10 days in jail for driving a tricycle at 17mph (or a fine of 10 shillings)

Long Ago, There Was Justice On Earth

This is a report from March 1899:

At the Bradford City Police Court, on the 6th inst., Robert R. Jackson, of 73 Horton Lane, secretary of the Yorkshire Motor-Car Company, Limited, was summoned before the Stipendiary Magistrate (Mr. C. Skidmore) for furiously driving a motor-tricycle. Police-Constable Marshall stated that on Saturday afternoon, February 25th, his attention was directed to the defendant, who was driving a motor-tricycle at an excessive speed.

The defendant travelled round the Town Hall a number of times; a large crowd assembled, and there were several narrow escapes. Witness stated that he took observation of the time occupied in passing from one point to another, and afterwards measured the distance.
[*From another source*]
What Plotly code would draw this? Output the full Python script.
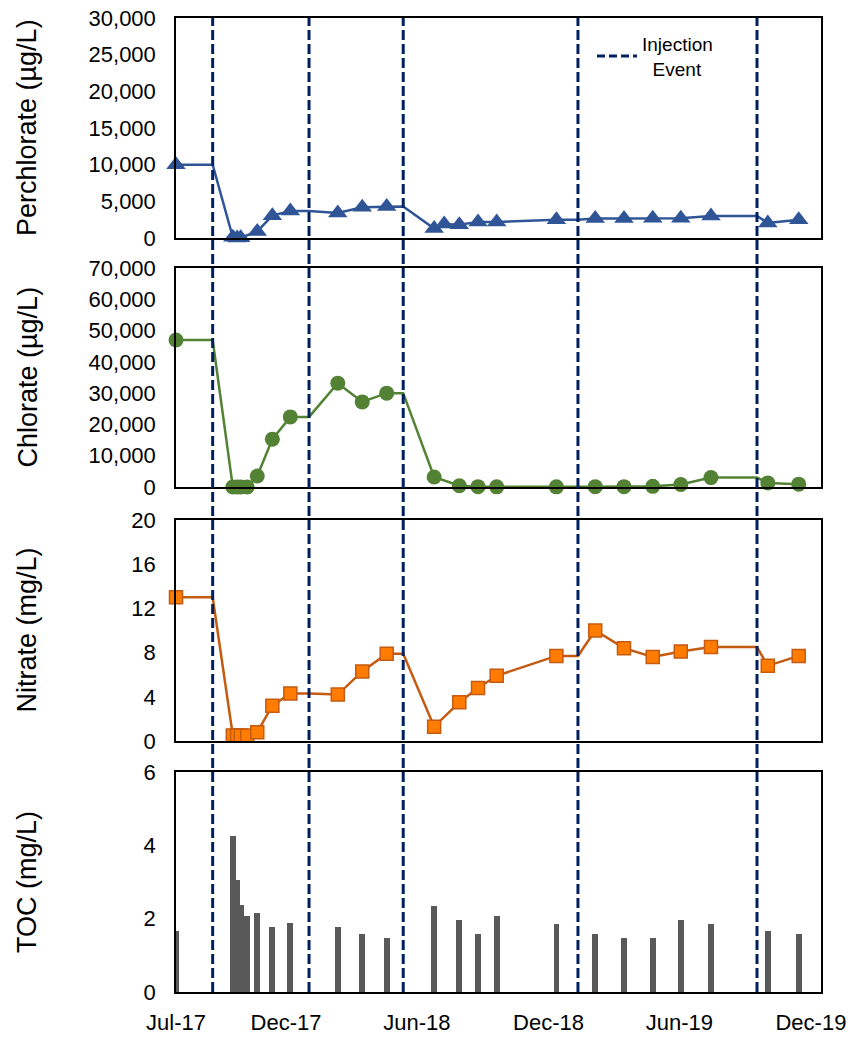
import plotly.graph_objects as go
from plotly.subplots import make_subplots

# ---------------- data ----------------
injection_dates = ["2017-08-21", "2018-01-02", "2018-05-13", "2019-01-11", "2019-09-17"]

perc_dates = ["2017-07-01", "2017-09-18", "2017-09-24", "2017-09-29", "2017-10-22", "2017-11-12",
              "2017-12-07", "2018-02-11", "2018-03-17", "2018-04-20", "2018-06-25", "2018-07-09",
              "2018-07-30", "2018-08-25", "2018-09-20", "2018-12-12", "2019-02-04", "2019-03-16",
              "2019-04-25", "2019-06-03", "2019-07-15", "2019-10-02", "2019-11-14"]
perchlorate = [10000, 100, 0, 50, 900, 3050, 3700, 3400, 4200, 4300, 1300, 1900,
               1800, 2200, 2200, 2500, 2650, 2650, 2700, 2700, 3000, 2050, 2500]

sample_dates = ["2017-07-01", "2017-09-18", "2017-09-24", "2017-09-29", "2017-10-08", "2017-10-22",
                "2017-11-12", "2017-12-07", "2018-02-11", "2018-03-17", "2018-04-20", "2018-06-25",
                "2018-07-30", "2018-08-25", "2018-09-20", "2018-12-12", "2019-02-04", "2019-03-16",
                "2019-04-25", "2019-06-03", "2019-07-15", "2019-10-02", "2019-11-14"]
chlorate = [47000, 0, 0, 0, 0, 3500, 15300, 22400, 33200, 27200, 30000, 3200,
            400, 100, 50, 50, 100, 100, 200, 800, 3000, 1300, 900]
nitrate = [13.0, 0.5, 0.5, 0.5, 0.5, 0.8, 3.2, 4.3, 4.2, 6.3, 7.9, 1.3,
           3.5, 4.8, 5.9, 7.7, 10.0, 8.4, 7.6, 8.1, 8.5, 6.8, 7.7]
toc = [1.66, 4.25, 3.05, 2.37, 2.07, 2.15, 1.77, 1.88, 1.77, 1.58, 1.47, 2.35,
       1.96, 1.58, 2.07, 1.85, 1.58, 1.47, 1.47, 1.96, 1.85, 1.66, 1.58]

tick_vals = ["2017-07-01", "2017-12-01", "2018-06-01", "2018-12-01", "2019-06-01", "2019-12-01"]
tick_text = ["Jul-17", "Dec-17", "Jun-18", "Dec-18", "Jun-19", "Dec-19"]
x_range = ["2017-07-01", "2019-12-15"]


def with_holds(dates, vals, events):
    """Line path: each value is carried forward to the next injection event."""
    pts = list(zip(dates, vals))
    for ev in events:
        prev = [v for d, v in zip(dates, vals) if d < ev]
        if prev:
            pts.append((ev, prev[-1]))
    pts.sort(key=lambda p: p[0])
    return [p[0] for p in pts], [p[1] for p in pts]


# ---------------- styling ----------------
FONT = "Liberation Sans, Arial, sans-serif"
TICK_SIZE = 22
TITLE_SIZE = 27
INJ_COLOR = "#002060"
BLUE = "#2F5597"
GREEN = "#548235"
ORANGE_LINE = "#C55A11"
ORANGE_FILL = "#FF7C00"
GREY = "#595959"

fig = make_subplots(rows=4, cols=1, shared_xaxes=False, vertical_spacing=0.03)

# Perchlorate
lx, ly = with_holds(perc_dates, perchlorate, injection_dates)
fig.add_trace(go.Scatter(x=lx, y=ly, mode="lines", line=dict(color=BLUE, width=2.5),
                         showlegend=False, hoverinfo="skip", cliponaxis=False), row=1, col=1)
fig.add_trace(go.Scatter(x=perc_dates, y=perchlorate, mode="markers", name="Perchlorate",
                         marker=dict(symbol="triangle-up", size=17, color=BLUE),
                         showlegend=False, cliponaxis=False), row=1, col=1)

# Chlorate
lx, ly = with_holds(sample_dates, chlorate, injection_dates)
fig.add_trace(go.Scatter(x=lx, y=ly, mode="lines", line=dict(color=GREEN, width=2.5),
                         showlegend=False, hoverinfo="skip", cliponaxis=False), row=2, col=1)
fig.add_trace(go.Scatter(x=sample_dates, y=chlorate, mode="markers", name="Chlorate",
                         marker=dict(symbol="circle", size=15, color=GREEN),
                         showlegend=False, cliponaxis=False), row=2, col=1)

# Nitrate
lx, ly = with_holds(sample_dates, nitrate, injection_dates)
fig.add_trace(go.Scatter(x=lx, y=ly, mode="lines", line=dict(color=ORANGE_LINE, width=2.5),
                         showlegend=False, hoverinfo="skip", cliponaxis=False), row=3, col=1)
fig.add_trace(go.Scatter(x=sample_dates, y=nitrate, mode="markers", name="Nitrate",
                         marker=dict(symbol="square", size=13, color=ORANGE_FILL,
                                     line=dict(color=ORANGE_LINE, width=1.5)),
                         showlegend=False, cliponaxis=False), row=3, col=1)

# TOC
fig.add_trace(go.Bar(x=sample_dates, y=toc, name="TOC", marker=dict(color=GREY, line=dict(width=0)),
                     width=8 * 86400000, showlegend=False, cliponaxis=False), row=4, col=1)

# Legend entry for injection events
fig.add_trace(go.Scatter(x=[None], y=[None], mode="lines", name="Injection<br>\u00a0\u00a0Event",
                         line=dict(color=INJ_COLOR, width=3, dash="8px,4px"),
                         showlegend=True), row=1, col=1)

# Injection event vertical lines spanning all panels
for d in injection_dates:
    fig.add_shape(type="line", xref="x4", yref="paper", x0=d, x1=d, y0=0, y1=1,
                  line=dict(color=INJ_COLOR, width=3, dash="10px,4px"), layer="above")

domains = {1: [0.7741, 1.0], 2: [0.5185, 0.7433], 3: [0.2577, 0.4846], 4: [0.0, 0.2259]}
yranges = {1: [0, 30000], 2: [0, 70000], 3: [0, 20], 4: [0, 6]}
ydticks = {1: 5000, 2: 10000, 3: 4, 4: 2}

for r in range(1, 5):
    fig.update_yaxes(row=r, col=1, domain=domains[r], range=yranges[r], dtick=ydticks[r],
                     tickformat=",", showgrid=False, zeroline=False, showline=True, mirror=True,
                     linecolor="black", linewidth=1.5, ticks="", ticklabelstandoff=14,
                     automargin=False, ticklabeloverflow="allow",
                     tickfont=dict(family=FONT, size=TICK_SIZE, color="black"))
    fig.update_xaxes(row=r, col=1, type="date", range=x_range, tickvals=tick_vals, ticktext=tick_text,
                     showgrid=False, zeroline=False, showline=True, mirror=True,
                     linecolor="black", linewidth=1.5, ticks="", ticklabelstandoff=10,
                     showticklabels=(r == 4), automargin=False, ticklabeloverflow="allow",
                     tickfont=dict(family=FONT, size=TICK_SIZE, color="black"))

# y-axis titles placed at a common horizontal position
titles = {1: "Perchlorate (µg/L)", 2: "Chlorate (µg/L)", 3: "Nitrate (mg/L)", 4: "TOC (mg/L)"}
for r, t in titles.items():
    fig.add_annotation(text=t, xref="paper", yref="paper", x=-0.231,
                       y=(domains[r][0] + domains[r][1]) / 2, textangle=-90, showarrow=False,
                       xanchor="center", yanchor="middle",
                       font=dict(family=FONT, size=TITLE_SIZE, color="black"))

fig.update_layout(
    width=848, height=1037,
    margin=dict(l=176, r=27, t=18, b=45),
    paper_bgcolor="white", plot_bgcolor="white",
    bargap=0,
    legend=dict(x=0.645, y=0.993, xanchor="left", yanchor="top", bgcolor="rgba(0,0,0,0)",
                font=dict(family=FONT, size=19, color="black"), itemwidth=40,
                tracegroupgap=0),
    showlegend=True,
)

# remove the browser's default 8px body margin so the figure fills the window exactly
fig.write_html("out.html", config={"displayModeBar": False},
               post_script="document.body.style.margin='0';document.body.style.overflow='hidden';")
He found that the cycle travelled 250 yards in 30 seconds, or at the rate of seventeen miles an hour. The defendant admitted the offence, and explained that he was testing the brake power.

Bradford Town Hall, scene of the crime

Mr. Skidmore: Good gracious! Testing brake power round the Town Hall!

Defendant: It was perfectly safe.

Mr. Skidmore: It was safe for you, but not for other people. The road is meant for everybody, but people with carriages and bicycles seem to think that they have a monopoly.

The constable’s evidence was corroborated by Mr. Henry Bright, tramways manager, who said that he was driving at the time, and that if he had not pulled the horse upon its haunches a serious collision would have occurred. The Deputy Chief Constable (Superintendent Byng) stated that numerous complaints had been received respecting the furious driving of motor-cycles in Manningham Lane.

Defendant: It was a new motor, and I was, perhaps, overjoyed with the success of it.

Mr. Skidmore: These gentlemen were not overjoyed. Most valuable lives are sometimes contained in the Town Hall. (A laugh.) It is quite dangerous enough crossing the square with the tram engines, without any new terror being added.

Mr. Skidmore proceeded to caution the defendant that any future offence would be severely dealt with. It was intolerable that motor enthusiasts should use their machines in such a manner through overjoy, and to the danger of the public.

A fine of 10s. and 12s. costs was imposed, with the alternative of ten days’ imprisonment.